NEW YORK—Mayor Michael Bloomberg, together with other city officials and leaders of not-for-profit organizations, announced the start of the ninth annual Tax Credit Campaign at a press conference on Wednesday. The event was held at the Capitol One branch on Fulton Street in Brooklyn.
The program will allow eligible New Yorkers to file their tax returns for free or at low cost. According to the mayor, the campaign helped over 72,000 New Yorkers to file taxes for free and to receive $117 million in tax credits and refunds last year.
“Once again this year we are relying on community partners to maintain the tax assistance sites, and on certified volunteers,” said the mayor. The project is carried out by the Food Bank for New York and Ariva, a New York-based organization that assists low-income families with financial services.
Since 2002, when the campaign was first launched, New Yorkers have collected more than $700 million in tax credits and refunds, Bloomberg reported.
“At a time when 3 million New Yorkers are struggling to put food on the table, making sure they get all the tax refunds and credits they are entitled to cannot be more important. That is money that families can use to pay bills, purchase food, and start saving for the future. This is money that had been earned, and we want to make sure they get every penny of it,” said Carlos Rodriguez, vice president for agency relations at the Food Bank for New York.
There are several options for New Yorkers to get assistance in filing their taxes, depending on their income level. Those who earn less than $57,000 can file their taxes for free on www.nyc.gov. New Yorkers who earn less than $48,000 can visit one of 19 centers across the city, where they can file their taxes online with assistance.
New Yorkers with children who earn less than $50,000, or New Yorkers without children who earn less than $18,000 can visit one of the 62 Volunteer Tax Preparation Assistance sites.
Another option for those who earn less than $41,000 with children, or less than $31,000 without children, is to go to an H&R Block location and file taxes for $29, using a coupon issued by the city.
The mayor also announced transformation of SaveNYC into SaveUSA, after three other cities have adopted the program, which was created to encourage people to save their tax refunds.
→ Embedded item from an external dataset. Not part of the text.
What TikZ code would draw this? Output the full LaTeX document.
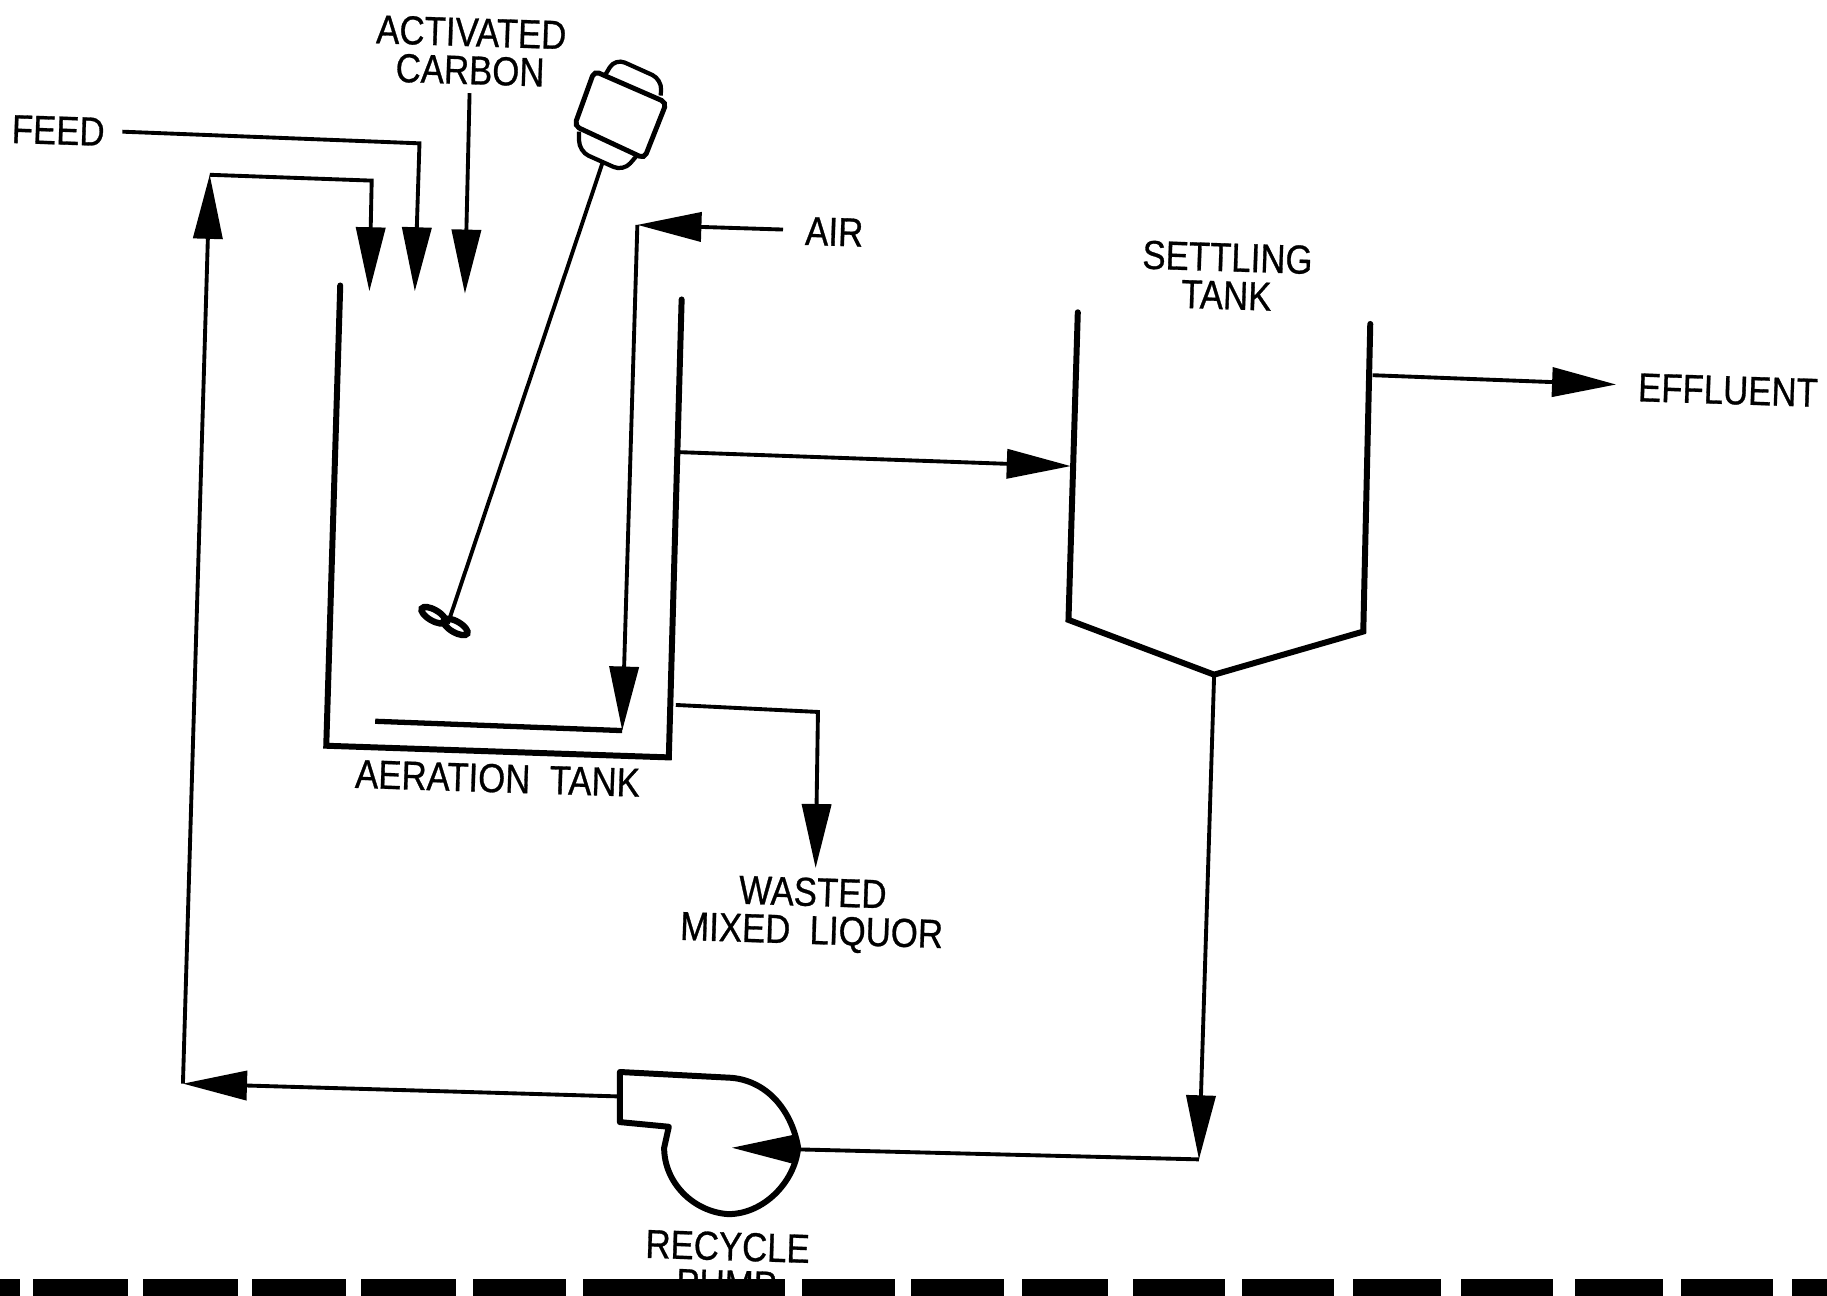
\documentclass[tikz,border=0pt]{standalone}
\usepackage{fontspec}
\setmainfont[FakeStretch=0.86,FakeBold=0.7]{Liberation Sans}
\usepackage{tikz}
\usetikzlibrary{arrows.meta,shapes.geometric}

\begin{document}
\begin{tikzpicture}[
    x=0.01165cm,y=-0.01165cm,
    label/.style={font=\fontsize{11.5}{10.8}\selectfont,align=center,rotate=-1.8,inner sep=0pt},
    pipe/.style={line width=1.1pt},
    wall/.style={line width=1.7pt,line cap=round},
    flow/.style={pipe,-{Triangle[length=0.64cm,width=0.29cm]}},
    blade/.style={draw,ellipse,line width=1.8pt,rotate=-30,minimum width=0.27cm,minimum height=0.11cm,inner sep=0pt},
    bar/.style={fill=black}
  ]
    \useasboundingbox (0,0) rectangle (1568,1112);
    \foreach \xa/\xb in {0/17,28/110,123/204,216/297,310/391,406/486,500/674,688/768,782/862,877/951,
      972/1051,1066/1145,1161/1237,1254/1333,1352/1427,1443/1522,1538/1568}
      \fill[bar] (\xa,1098) rectangle (\xb,1112);

    \node[label] (feedlbl) at (50,112) {FEED};
    \node[label] (carbonlbl) at (404,44) {ACTIVATED\\CARBON};
    \node[label] (airlbl) at (716,199) {AIR};
    \node[label] (settlelbl) at (1053,237) {SETTLING\\TANK};
    \node[label] (efflbl) at (1483,335) {EFFLUENT};
    \node[label] (aerlbl) at (427,668) {AERATION\ \ TANK};
    \node[label] (wastelbl) at (697,785) {WASTED\\MIXED\ \ LIQUOR};
    \node[label] (pumplbl) at (624,1086) {RECYCLE\\PUMP};

    \coordinate (feedstart) at (105,113);
    \coordinate (feedbend) at (360,123);
    \coordinate (feedend) at (356,250);
    \coordinate (carbonstart) at (403,80);
    \coordinate (carbonend) at (399,252);
    \coordinate (recyclelow) at (157,930);
    \coordinate (recycletop) at (180,150);
    \coordinate (recyclebend) at (319,155);
    \coordinate (recycleend) at (317,250);
    \coordinate (airstart) at (672,197);
    \coordinate (airbend) at (547,193);
    \coordinate (airlow) at (534,627);
    \coordinate (airend) at (322,619);
    \coordinate (aerA) at (292,245);
    \coordinate (aerB) at (280,640);
    \coordinate (aerC) at (574,650);
    \coordinate (aerD) at (585,257);
    \coordinate (overstart) at (582,388);
    \coordinate (setA) at (925,268);
    \coordinate (setB) at (917,532);
    \coordinate (setC) at (1042,579);
    \coordinate (setD) at (1170,542);
    \coordinate (setE) at (1176,278);
    \coordinate (overend) at (919,400);
    \coordinate (effstart) at (1178,322);
    \coordinate (effend) at (1387,330);
    \coordinate (wastestart) at (580,605);
    \coordinate (wastebend) at (702,611);
    \coordinate (wasteend) at (700,745);
    \coordinate (underbend) at (1029,995);
    \coordinate (pumpin) at (628,985);
    \coordinate (pumpout) at (532,941);
    \coordinate (shafttop) at (517,140);

    \node[blade] (bladea) at (372,528) {};
    \node[blade] (bladeb) at (391,538) {};

    \draw[wall] (aerA) -- (aerB) -- (aerC) -- (aerD);
    \draw[wall] (setA) -- (setB) -- (setC) -- (setD) -- (setE);

    \draw[line width=1.4pt,rounded corners=1.5pt] (510,61) -- (572,88) -- (553,136) -- (493,108) -- cycle;
    \draw[line width=1.2pt,rounded corners=3pt] (519,65) -- (528,50) -- (568,68) -- (567,82);
    \draw[line width=1.2pt,rounded corners=3pt] (497,113) -- (497,130) -- (535,147) -- (547,133);
    \draw[pipe] (shafttop) -- (bladea.east);

    \draw[flow] (feedstart) -- (feedbend) -- (feedend);
    \draw[flow] (carbonstart) -- (carbonend);
    \draw[flow] (pumpout) -- (recyclelow);
    \draw[flow] (recyclelow) -- (recycletop);
    \draw[flow] (recycletop) -- (recyclebend) -- (recycleend);
    \draw[flow] (airstart) -- (airbend);
    \draw[flow] (airbend) -- (airlow);
    \draw[pipe,line width=1.5pt] (airlow) -- (airend);
    \draw[flow] (overstart) -- (overend);
    \draw[flow] (effstart) -- (effend);
    \draw[flow] (wastestart) -- (wastebend) -- (wasteend);
    \draw[flow] (setC) -- (underbend);
    \draw[flow] (underbend) -- (pumpin);

    \draw[wall,line join=round] (pumpout) -- (532,920) -- (628,925)
      .. controls (660,928) and (680,955) .. (685,985)
      .. controls (682,1015) and (655,1042) .. (625,1042)
      .. controls (595,1040) and (570,1015) .. (570,985)
      -- (574,967) -- (532,963) -- (pumpout);
\end{tikzpicture}
\end{document}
SaveNYC was developed by the Department of Consumer Affairs and launched in 2008. Since then, the program has attracted 2,200 savers, some of whom did not previously have bank accounts.
The SaveUSA program provides incentives to save by matching 50 cents for each dollar participants deposit for a year from their tax refunds. New Yorkers will be able to register for the SaveUSA program while seeking help at the tax assistance site. The matching funds are provided by private donors.
Participating in the SaveUSA program provides people with an opportunity to increase their savings, said Jonathan Mintz, commissioner for consumer affairs.
Diana Breen, deputy director of Ariva, gave an example of the success of the SaveNYC program. She described one of her clients in the South Bronx, who is in her early 20s and financially supports both her boyfriend and their two children while being five months pregnant. Through the program, she agreed to put aside $500 for a year and is now expected to receive an additional $250. “It is a substantial amount for her,” Breen said.